The beauty of listening on CD is the simplicity of finding a desired or memorable passage; each chapter is divided into about 20 tracks lasting roughly five minutes. For example if your constitution is suitably robust try CD 4 — Track 1: ‘Hell has enlarged its soul’ — where Stephen Dedalus, after a sermon at a school retreat, reflects on the degraded state of his soul, having spent part of a school prize on a prostitute. This first sexual experience rapidly leads to repeat performances until he can no longer contain the torment and guilt of his transgressions.

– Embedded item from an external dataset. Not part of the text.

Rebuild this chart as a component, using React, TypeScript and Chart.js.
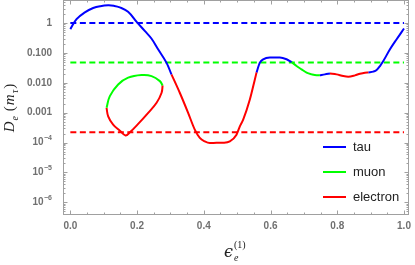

The deliverer of this hellfire sermon is Father Arnall, Stephen’s Latin teacher. In Hell, we are told, ‘the prisoners are heaped together in their awful prison, the walls of which are said to be 4,000 miles thick’. So muscular and booming is Norton’s delivery I feared that the loudspeakers in my car would disintegrate. Thank heavens I was travelling alone on the M40, as a passenger would surely opt for alternate means of transport. I was sorely tempted to risk breaking the motorway hard-shoulder law and make an illegal stop and shout, ‘OK, I repent’ to the oncoming traffic. Compare that extended rant to the breathtaking scene where Stephen, walking on the beach, sees a beautiful girl wading in the tide. Here, in an instant, he realises that there is nothing sinful in desiring beauty and decides to live life to the full.

An unconventional method of listening to an audio book on CD is to press the ‘Shuffle’ button and listen to the tracks in random order. This would be unacceptable for a thriller, but with Joyce so unsystematic are his flights of thought that Stephen’s journey from child to student to poet can be approached from various routes; they don’t demand to be listened to in sequence. Audio books don’t come classier than this whatever the batting order.